Misalnya, Pasal 36 ayat (1) berbunyi, “Tindakan penyelidikan dan penyidikan terhadap kepala daerah dan atau wakil kepala daerah dilaksanakan setelah adanya persetujuan tertulis dari presiden atas permintaan penyidik.”

 

Alvon mengatakan tak ada perbedaan antara maling ayam dan kepala daerah yang diduga maling uang negara. “Ketika pelaku maling ayam tak perlu ada izin tertulis, tetapi kenapa kepala daerah maling uang negara harus izin presiden, ini bentuk pelanggaran prinsip nondiskriminasi,” kata Alvon.

 

Ia mencontohkan salah satu kasus yang terkait dengan M Nazaruddin, mantan bupati di Sumatera Barat melarikan diri lantaran izin pemeriksaan belum keluar. “Dari kasus ini membuat proses penegakan hukum dalam kasus korupsi menjadi terhambat karena ada semacam justice delay yang berpotensi merugikan hak konstitusional para pemohon yang concernterhadap pemberantasan korupsi.”

 

Karena itu, pihaknya meminta MK agar membatalkan/menghapus Pasal 36 UU Pemda itu karena bertentangan Pasal Pasal 24 ayat (1), Pasal 27 ayat (1), Pasal 28D ayat (1), dan Pasal 28I ayat (2) UUD 1945. “Menyatakan Pasal 36 UU Pemda tidak memiliki kekuatan mengikat,” pintanya.       

 

Kuasa hukum lainnya, Uli Parulian Sihombing menilai penerapan Pasal 36 UU Pemda merupakan bentuk intervensi dari negara (pemerintah) yang mengganggu proses penyidikan, penuntutan, dan peradilan (penegakan hukum). “Kita berharap MK bisa melihat persoalan ini, ini juga harus disadari juga oleh pemerintah yang secara politik bisa merevisi pasal itu.”                 

 

Emerson menambahkan klaim Presiden Susilo Bambang Yudhoyono telah mengeluarkan 164 permohonan izin tertulis untuk pemeriksaan kepala daerah dalam kasus korupsi sejak tahun 2004 hingga Agustus 2011 belum dapat dikatakan sebagai upaya percepatan pemberantasan korupsi.

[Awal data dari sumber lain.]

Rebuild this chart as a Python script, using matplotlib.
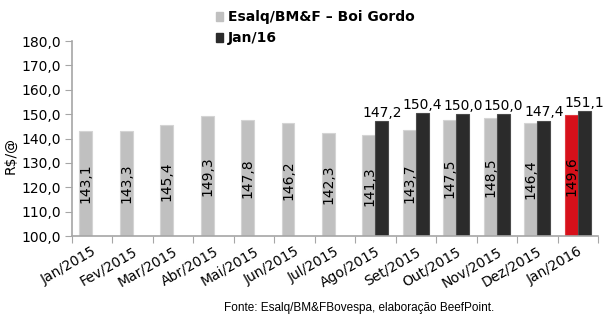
import matplotlib
matplotlib.use("Agg")
import matplotlib.pyplot as plt
import numpy as np
from matplotlib.patches import Patch

meses = ["Jan/2015", "Fev/2015", "Mar/2015", "Abr/2015", "Mai/2015", "Jun/2015",
         "Jul/2015", "Ago/2015", "Set/2015", "Out/2015", "Nov/2015", "Dez/2015",
         "Jan/2016"]
esalq = [143.1, 143.3, 145.4, 149.3, 147.8, 146.2, 142.3, 141.3, 143.7, 147.5,
         148.5, 146.4, 149.6]
jan16 = [None, None, None, None, None, None, None, 147.2, 150.4, 150.0, 150.0,
         147.4, 151.1]

GRAY = "#c0c0c0"
DARK = "#2b2b2b"
RED = "#d7101a"
AXIS = "#a6a6a6"


def fmt(v):
    return f"{v:.1f}".replace(".", ",")


fig = plt.figure(figsize=(6.09, 3.23), dpi=100)
ax = fig.add_axes([0.118, 0.269, 0.864, 0.604])

x = np.arange(len(meses))
w = 0.32
base = 100.0

gray_colors = [GRAY] * (len(meses) - 1) + [RED]
gray_edges = ["#d4d4d4"] * (len(meses) - 1) + ["#e03a40"]
ax.bar(x - w / 2, [v - base for v in esalq], w, bottom=base, color=gray_colors,
       edgecolor=gray_edges, linewidth=0.8, zorder=2)

idx = [i for i, v in enumerate(jan16) if v is not None]
vals = [jan16[i] for i in idx]
ax.bar(x[idx] + w / 2, [v - base for v in vals], w, bottom=base, color=DARK,
       edgecolor="#4a4a4a", linewidth=0.8, zorder=2)

for i, v in enumerate(esalq):
    ax.text(x[i] - w / 2, (base + v) / 2, fmt(v), rotation=90, ha="center",
            va="center", fontsize=10, color="black", zorder=3)
for i, v in zip(idx, vals):
    ax.text(x[i] + w / 2, v + 0.6, fmt(v), ha="center", va="bottom",
            fontsize=10, color="black", zorder=3)

ax.set_ylim(100, 180)
ax.set_xlim(-0.5, len(meses) - 0.5)
ax.set_yticks(np.arange(100, 181, 10))
ax.set_yticklabels([fmt(v) for v in np.arange(100, 181, 10)], fontsize=10)
ax.set_xticks(np.arange(-0.5, len(meses), 1.0))
ax.set_xticklabels([])
ax.set_xticks(x, minor=True)
ax.set_xticklabels(meses, minor=True, rotation=30, ha="right",
                   rotation_mode="anchor", fontsize=10)
ax.tick_params(axis="x", which="minor", length=0, pad=6)
ax.tick_params(axis="x", which="major", length=5, color=AXIS)
ax.tick_params(axis="y", length=5, color=AXIS, pad=3)

for s in ["top", "right"]:
    ax.spines[s].set_visible(False)
for s in ["left", "bottom"]:
    ax.spines[s].set_color(AXIS)
    ax.spines[s].set_linewidth(1.2)

fig.text(0.018, 0.52, "R$/@", rotation=90, ha="center", va="center", fontsize=10)

handles = [Patch(facecolor=GRAY, edgecolor=GRAY),
           Patch(facecolor=DARK, edgecolor=DARK)]
fig.legend(handles, ["Esalq/BM&F \u2013 Boi Gordo", "Jan/16"],
           loc="upper left", bbox_to_anchor=(0.345, 0.985), frameon=False,
           prop={"weight": "bold", "size": 10}, handlelength=0.55,
           handleheight=0.55, handletextpad=0.35, labelspacing=0.5,
           borderaxespad=0.0)

fig.text(0.59, 0.045, "Fonte: Esalq/BM&FBovespa, elabora\u00e7\u00e3o BeefPoint.",
         ha="center", va="center", fontsize=8.5, family="Liberation Sans")

fig.savefig("out.png", dpi=100)
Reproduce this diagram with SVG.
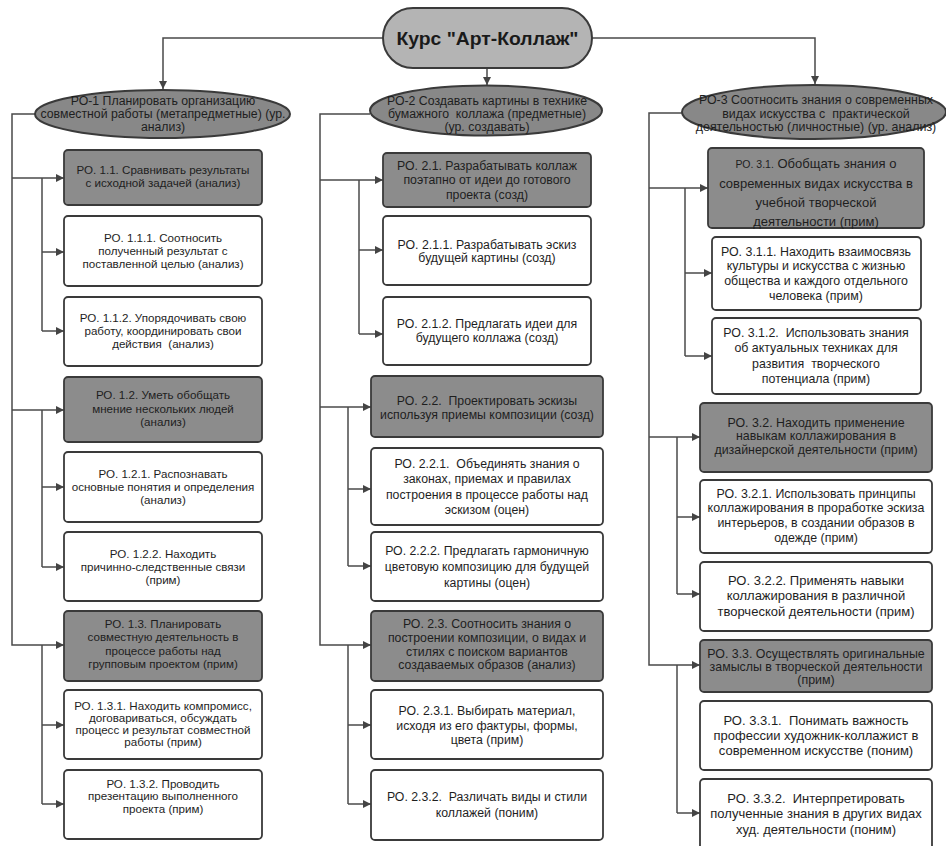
<svg xmlns="http://www.w3.org/2000/svg" width="946" height="846" viewBox="0 0 946 846">
<defs>
<marker id="ah" viewBox="0 0 10 10" refX="10" refY="5" markerWidth="8" markerHeight="8" markerUnits="userSpaceOnUse" orient="auto">
<path d="M0,0 L10,5 L0,10 z" fill="#444"/>
</marker>
<style>
.bg{fill:#ffffff}
.dk{fill:#8c8c8c;stroke:#3a3a3a;stroke-width:1.8}
.wt{fill:#ffffff;stroke:#3a3a3a;stroke-width:1.8}
.tl{fill:#b4b4b4;stroke:#3a3a3a;stroke-width:2}
.el{fill:#888888;stroke:#3a3a3a;stroke-width:2}
.c{fill:none;stroke:#4a4a4a;stroke-width:1.5}
.a{fill:none;stroke:#4a4a4a;stroke-width:1.5;marker-end:url(#ah)}
text{font-family:"Liberation Sans",Arial,sans-serif;fill:#1e1e1e;text-anchor:middle;white-space:pre}
.f1{font-size:11.6px}
.f2{font-size:12.3px}
.f3{font-size:12.4px}
.f4{font-size:13px}
.ti{font-size:19px;font-weight:bold;fill:#1a1a1a}
</style>
</defs>
<rect class="bg" x="0" y="0" width="946" height="846"/>

<g id="connectors">
<path class="a" d="M383,38 H163 V89"/>
<path class="a" d="M592,38 H815 V84"/>
<path class="a" d="M487,68 V85"/>
<path class="a" d="M35,114 H12 V645 H64"/>
<path class="a" d="M12,178 H64"/>
<path class="a" d="M12,410 H64"/>
<path class="c" d="M42,178 V331"/>
<path class="a" d="M42,252 H64"/>
<path class="a" d="M42,331 H64"/>
<path class="c" d="M42,410 V567"/>
<path class="a" d="M42,487 H64"/>
<path class="a" d="M42,567 H64"/>
<path class="c" d="M42,645 V804"/>
<path class="a" d="M42,725 H64"/>
<path class="a" d="M42,804 H64"/>
<path class="a" d="M370,114 H320 V645 H371"/>
<path class="a" d="M320,180 H383"/>
<path class="a" d="M320,407 H371"/>
<path class="c" d="M359,180 V334"/>
<path class="a" d="M359,250 H383"/>
<path class="a" d="M359,334 H383"/>
<path class="c" d="M348,407 V566"/>
<path class="a" d="M348,489 H371"/>
<path class="a" d="M348,566 H371"/>
<path class="c" d="M348,645 V804"/>
<path class="a" d="M348,725 H371"/>
<path class="a" d="M348,804 H371"/>
<path class="a" d="M683,113 H649 V665 H700"/>
<path class="a" d="M649,188 H708"/>
<path class="a" d="M649,437 H700"/>
<path class="c" d="M685,188 V356"/>
<path class="a" d="M685,273 H712"/>
<path class="a" d="M685,356 H712"/>
<path class="c" d="M677,437 V594"/>
<path class="a" d="M677,517 H700"/>
<path class="a" d="M677,594 H700"/>
<path class="c" d="M677,665 V813"/>
<path class="a" d="M677,813 H700"/>
</g>

<g id="title">
<rect class="tl" x="383" y="8" width="209" height="60" rx="30"/>
<text class="ti" x="487.5" y="45" textLength="182" lengthAdjust="spacingAndGlyphs">Курс "Арт-Коллаж"</text>
</g>

<g id="ro1">
<ellipse class="el" cx="162.5" cy="114" rx="127.5" ry="24"/>
<text class="f2"><tspan x="163" y="104.5">РО-1 Планировать организацию</tspan><tspan x="163" y="117.5">совместной работы (метапредметные) (ур.</tspan><tspan x="163" y="130.5">анализ)</tspan></text>
</g>
<g id="ro11">
<rect class="dk" x="64" y="150" width="198" height="55" rx="4"/>
<text class="f1"><tspan x="163" y="174">РО. 1.1. Сравнивать результаты</tspan><tspan x="163" y="187">с исходной задачей (анализ)</tspan></text>
</g>
<g id="ro111">
<rect class="wt" x="64" y="216" width="198" height="70" rx="4"/>
<text class="f1"><tspan x="163" y="242">РО. 1.1.1. Соотносить</tspan><tspan x="163" y="255">полученный результат с</tspan><tspan x="163" y="268">поставленной целью (анализ)</tspan></text>
</g>
<g id="ro112">
<rect class="wt" x="64" y="297" width="198" height="69" rx="4"/>
<text class="f1"><tspan x="163" y="322">РО. 1.1.2. Упорядочивать свою</tspan><tspan x="163" y="335">работу, координировать свои</tspan><tspan x="163" y="348">действия  (анализ)</tspan></text>
</g>
<g id="ro12">
<rect class="dk" x="64" y="377" width="198" height="65" rx="4"/>
<text class="f1"><tspan x="163" y="399">РО. 1.2. Уметь обобщать</tspan><tspan x="163" y="412.5">мнение нескольких людей</tspan><tspan x="163" y="426">(анализ)</tspan></text>
</g>
<g id="ro121">
<rect class="wt" x="64" y="452" width="198" height="70" rx="4"/>
<text class="f1"><tspan x="163" y="477.5">РО. 1.2.1. Распознавать</tspan><tspan x="163" y="491">основные понятия и определения</tspan><tspan x="163" y="504">(анализ)</tspan></text>
</g>
<g id="ro122">
<rect class="wt" x="64" y="532" width="198" height="69" rx="4"/>
<text class="f1"><tspan x="163" y="557.5">РО. 1.2.2. Находить</tspan><tspan x="163" y="571">причинно-следственные связи</tspan><tspan x="163" y="583.5">(прим)</tspan></text>
</g>
<g id="ro13">
<rect class="dk" x="64" y="611" width="198" height="70" rx="4"/>
<text class="f1"><tspan x="163" y="627.5">РО. 1.3. Планировать</tspan><tspan x="163" y="641">совместную деятельность в</tspan><tspan x="163" y="654.5">процессе работы над</tspan><tspan x="163" y="668">групповым проектом (прим)</tspan></text>
</g>
<g id="ro131">
<rect class="wt" x="64" y="690" width="198" height="69" rx="4"/>
<text class="f1"><tspan x="163" y="709.5">РО. 1.3.1. Находить компромисс,</tspan><tspan x="163" y="721.5">договариваться, обсуждать</tspan><tspan x="163" y="733.5">процесс и результат совместной</tspan><tspan x="163" y="746">работы (прим)</tspan></text>
</g>
<g id="ro132">
<rect class="wt" x="64" y="770" width="198" height="69" rx="4"/>
<text class="f1"><tspan x="163" y="788">РО. 1.3.2. Проводить</tspan><tspan x="163" y="800">презентацию выполненного</tspan><tspan x="163" y="812.5">проекта (прим)</tspan></text>
</g>

<g id="ro2">
<ellipse class="el" cx="486" cy="110.5" rx="116" ry="25"/>
<text class="f2"><tspan x="487" y="104.5">РО-2 Создавать картины в технике</tspan><tspan x="487" y="117.5">бумажного  коллажа (предметные)</tspan><tspan x="487" y="131">(ур. создавать)</tspan></text>
</g>
<g id="ro21">
<rect class="dk" x="383" y="153" width="208" height="54" rx="4"/>
<text class="f2"><tspan x="487" y="169.5">РО. 2.1. Разрабатывать коллаж</tspan><tspan x="487" y="184">поэтапно от идеи до готового</tspan><tspan x="487" y="198.5">проекта (созд)</tspan></text>
</g>
<g id="ro211">
<rect class="wt" x="383" y="216" width="208" height="69" rx="4"/>
<text class="f2"><tspan x="487" y="248.5">РО. 2.1.1. Разрабатывать эскиз</tspan><tspan x="487" y="262">будущей картины (созд)</tspan></text>
</g>
<g id="ro212">
<rect class="wt" x="383" y="297" width="208" height="68" rx="4"/>
<text class="f2"><tspan x="487" y="327.5">РО. 2.1.2. Предлагать идеи для</tspan><tspan x="487" y="341.5">будущего коллажа (созд)</tspan></text>
</g>
<g id="ro22">
<rect class="dk" x="371" y="376" width="232" height="61" rx="4"/>
<text class="f2"><tspan x="487" y="404.5">РО. 2.2.  Проектировать эскизы</tspan><tspan x="487" y="418.5">используя приемы композиции (созд)</tspan></text>
</g>
<g id="ro221">
<rect class="wt" x="371" y="448" width="232" height="77" rx="4"/>
<text class="f2"><tspan x="487" y="467.5">РО. 2.2.1.  Объединять знания о</tspan><tspan x="487" y="483">законах, приемах и правилах</tspan><tspan x="487" y="498.5">построения в процессе работы над</tspan><tspan x="487" y="514">эскизом (оцен)</tspan></text>
</g>
<g id="ro222">
<rect class="wt" x="371" y="532" width="232" height="69" rx="4"/>
<text class="f2"><tspan x="487" y="554.5">РО. 2.2.2. Предлагать гармоничную</tspan><tspan x="487" y="570.5">цветовую композицию для будущей</tspan><tspan x="487" y="586.5">картины (оцен)</tspan></text>
</g>
<g id="ro23">
<rect class="dk" x="371" y="611" width="232" height="70" rx="4"/>
<text class="f2"><tspan x="487" y="627.5">РО. 2.3. Соотносить знания о</tspan><tspan x="487" y="641.5">построении композиции, о видах и</tspan><tspan x="487" y="655.5">стилях с поиском вариантов</tspan><tspan x="487" y="668.5">создаваемых образов (анализ)</tspan></text>
</g>
<g id="ro231">
<rect class="wt" x="371" y="690" width="232" height="69" rx="4"/>
<text class="f2"><tspan x="487" y="714.5">РО. 2.3.1. Выбирать материал,</tspan><tspan x="487" y="729.5">исходя из его фактуры, формы,</tspan><tspan x="487" y="743.5">цвета (прим)</tspan></text>
</g>
<g id="ro232">
<rect class="wt" x="371" y="770" width="232" height="70" rx="4"/>
<text class="f2"><tspan x="487" y="800.5">РО. 2.3.2.  Различать виды и стили</tspan><tspan x="487" y="816.5">коллажей (поним)</tspan></text>
</g>

<g id="ro3">
<ellipse class="el" cx="814" cy="112" rx="132" ry="27"/>
<text class="f3"><tspan x="816" y="103.5">РО-3 Соотносить знания о современных</tspan><tspan x="816" y="117.5">видах искусства с  практической</tspan><tspan x="816" y="130.5">деятельностью (личностные) (ур. анализ)</tspan></text>
</g>
<g id="ro31">
<rect class="dk" x="708" y="148" width="216" height="80" rx="4"/>
<text class="f4"><tspan x="816" y="167.5"><tspan style="font-size:10.5px">РО. 3.1.</tspan> Обобщать знания о</tspan><tspan x="816" y="187.5">современных видах искусства в</tspan><tspan x="816" y="206.5">учебной творческой</tspan><tspan x="816" y="226">деятельности (прим)</tspan></text>
</g>
<g id="ro311">
<rect class="wt" x="712" y="237" width="209" height="73" rx="4"/>
<text class="f3"><tspan x="816" y="255.5">РО. 3.1.1. Находить взаимосвязь</tspan><tspan x="816" y="269.5">культуры и искусства с жизнью</tspan><tspan x="816" y="284.5">общества и каждого отдельного</tspan><tspan x="816" y="299.5">человека (прим)</tspan></text>
</g>
<g id="ro312">
<rect class="wt" x="712" y="318" width="209" height="76" rx="4"/>
<text class="f3"><tspan x="816" y="336.5">РО. 3.1.2.  Использовать знания</tspan><tspan x="816" y="351.5">об актуальных техниках для</tspan><tspan x="816" y="367.5">развития  творческого</tspan><tspan x="816" y="382.5">потенциала (прим)</tspan></text>
</g>
<g id="ro32">
<rect class="dk" x="700" y="403" width="232" height="69" rx="4"/>
<text class="f3"><tspan x="816" y="426.5">РО. 3.2. Находить применение</tspan><tspan x="816" y="439.5">навыкам коллажирования в</tspan><tspan x="816" y="453.5">дизайнерской деятельности (прим)</tspan></text>
</g>
<g id="ro321">
<rect class="wt" x="700" y="480" width="232" height="73" rx="4"/>
<text class="f3"><tspan x="816" y="497.5">РО. 3.2.1. Использовать принципы</tspan><tspan x="816" y="511.5">коллажирования в проработке эскиза</tspan><tspan x="816" y="526.5">интерьеров, в создании образов в</tspan><tspan x="816" y="541.5">одежде (прим)</tspan></text>
</g>
<g id="ro322">
<rect class="wt" x="700" y="562" width="232" height="69" rx="4"/>
<text class="f4"><tspan x="816" y="584.5">РО. 3.2.2. Применять навыки</tspan><tspan x="816" y="599.5">коллажирования в различной</tspan><tspan x="816" y="615.5">творческой деятельности (прим)</tspan></text>
</g>
<g id="ro33">
<rect class="dk" x="700" y="640" width="232" height="52" rx="4"/>
<text class="f3"><tspan x="816" y="657.5">РО. 3.3. Осуществлять оригинальные</tspan><tspan x="816" y="670.5">замыслы в творческой деятельности</tspan><tspan x="816" y="683.5">(прим)</tspan></text>
</g>
<g id="ro331">
<rect class="wt" x="700" y="701" width="232" height="69" rx="4"/>
<text class="f4"><tspan x="816" y="724.5">РО. 3.3.1.  Понимать важность</tspan><tspan x="816" y="739.5">профессии художник-коллажист в</tspan><tspan x="816" y="754.5">современном искусстве (поним)</tspan></text>
</g>
<g id="ro332">
<rect class="wt" x="700" y="779" width="232" height="72" rx="4"/>
<text class="f4"><tspan x="816" y="802.5">РО. 3.3.2.  Интерпретировать</tspan><tspan x="816" y="817.5">полученные знания в других видах</tspan><tspan x="816" y="833.5">худ. деятельности (поним)</tspan></text>
</g>
</svg>
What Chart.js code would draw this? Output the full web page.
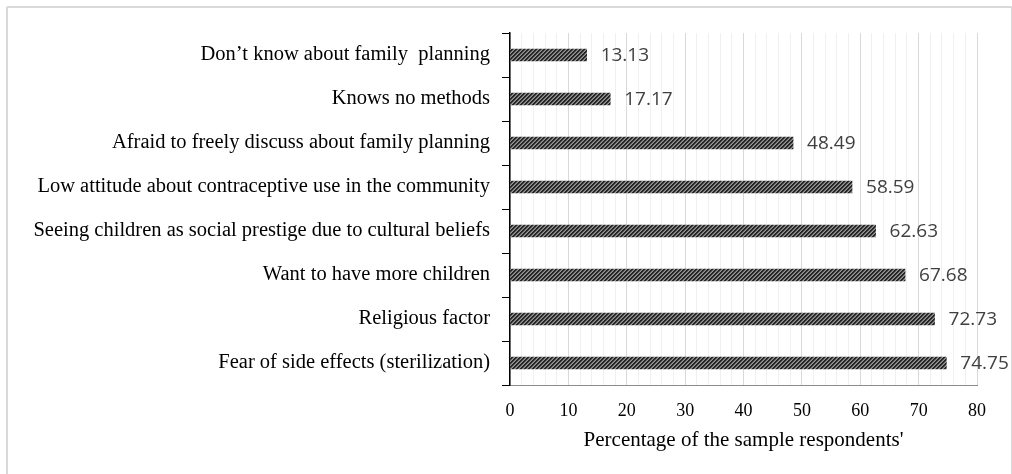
<!DOCTYPE html>
<html>
<head>
<meta charset="utf-8">
<script src="https://cdn.jsdelivr.net/npm/chart.js@4/dist/chart.umd.min.js"></script>
<style>
  html, body { margin: 0; padding: 0; background: #ffffff; overflow: hidden; }
  #wrap { position: relative; width: 1012px; height: 474px; }
  #frame { position: absolute; left: 6px; top: 6px; width: 1003px; height: 480px; border: 2px solid #d9d9d9; border-radius: 2px; pointer-events: none; }
</style>
</head>
<body>
<div id="wrap">
  <canvas id="c"></canvas>
  <div id="frame"></div>
</div>
<script>
const categories = [
  "Don\u2019t know about family  planning",
  "Knows no methods",
  "Afraid to freely discuss about family planning",
  "Low attitude about contraceptive use in the community",
  "Seeing children as social prestige due to cultural beliefs",
  "Want to have more children",
  "Religious factor",
  "Fear of side effects (sterilization)"
];
const values = [13.13, 17.17, 48.49, 58.59, 62.63, 67.68, 72.73, 74.75];
const xTickValues = [0, 10, 20, 30, 40, 50, 60, 70, 80];
const xTitle = "Percentage of the sample respondents'";

function makePattern() {
  const p = document.createElement('canvas');
  p.width = 4; p.height = 4;
  const g = p.getContext('2d');
  const img = g.createImageData(4, 4);
  for (let y = 0; y < 4; y++) {
    for (let x = 0; x < 4; x++) {
      const k = (x + y) % 4;
      let v = k < 2 ? 38 : (k === 2 ? 110 : 150);
      const i = (y * 4 + x) * 4;
      img.data[i] = v; img.data[i + 1] = v; img.data[i + 2] = v; img.data[i + 3] = 255;
    }
  }
  g.putImageData(img, 0, 0);
  return document.getElementById('c').getContext('2d').createPattern(p, 'repeat');
}

const valueLabels = {
  id: 'valueLabels',
  afterDatasetsDraw(chart) {
    const ctx = chart.ctx;
    const meta = chart.getDatasetMeta(0);
    ctx.save();
    ctx.font = '19px "Open Sans"';
    ctx.fillStyle = '#404040';
    ctx.textAlign = 'left';
    ctx.textBaseline = 'middle';
    meta.data.forEach((bar, i) => {
      ctx.fillText(values[i].toFixed(2), bar.x + 14, bar.y + 1);
    });
    ctx.restore();
  }
};

new Chart(document.getElementById('c'), {
  type: 'bar',
  data: {
    labels: categories,
    datasets: [{
      data: values,
      backgroundColor: makePattern(),
      borderWidth: 0,
      barThickness: 12
    }]
  },
  plugins: [valueLabels],
  options: {
    indexAxis: 'y',
    responsive: true,
    maintainAspectRatio: false,
    animation: false,
    layout: { padding: { left: 0, right: 35, top: 33, bottom: 0 } },
    plugins: { legend: { display: false }, tooltip: { enabled: false } },
    scales: {
      x: {
        min: 0,
        max: 80,
        ticks: {
          stepSize: 2,
          autoSkip: false,
          maxRotation: 0,
          padding: 15,
          color: '#000000',
          font: { family: '"Liberation Serif"', size: 18 },
          callback: (v) => xTickValues.includes(v) ? String(v) : ''
        },
        grid: {
          drawTicks: false,
          color: (c) => (c.tick && c.tick.value % 10 === 0) ? '#d9d9d9' : '#f0f0f0',
          lineWidth: 1
        },
        border: { display: true, color: '#8c8c8c', width: 1 },
        title: {
          display: true,
          text: xTitle,
          color: '#000000',
          font: { family: '"Liberation Serif"', size: 21 },
          padding: { top: 0, bottom: 21 }
        },
        afterFit: (s) => { s.height = 89; }
      },
      y: {
        ticks: {
          color: '#000000',
          padding: 12,
          font: { family: '"Liberation Serif"', size: 20.5 }
        },
        grid: {
          drawOnChartArea: false,
          drawTicks: true,
          tickLength: 8,
          color: '#000000',
          lineWidth: 1
        },
        border: { display: true, color: '#000000', width: 1.5 },
        afterFit: (s) => { s.width = 510; }
      }
    }
  }
});
</script>
</body>
</html>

Sebab, faktanya proses keluarnya izin pemeriksaan itu memakan waktu yang lama.

 

“Mekanisme izin ini juga bertentangan dengan Inpres No. 5 Tahun 2004 tentang Percepatan Pemberantasan Korupsi karena menghambat upaya pemberantasan korupsi,” kata Wakil Koordinator ICW, Emerson Juntho.

 

Sebelumnya, Pasal 36 UU Pemda ini juga tengah diuji oleh sejumlah warga negara yakni Windu Wijaya(mahasiwa S-2) dan Anwar Sadat (asisten advokat) yang menguji Pasal 36 ayat (1) dan (2) UU Pemda itu. Pasal 36 ayat (1) dan (2) UU Pemda berpotensi menimbulkan kerugian hak konstitusional pemohon karena bersifat diskriminatif dan melanggar asas equality before the law.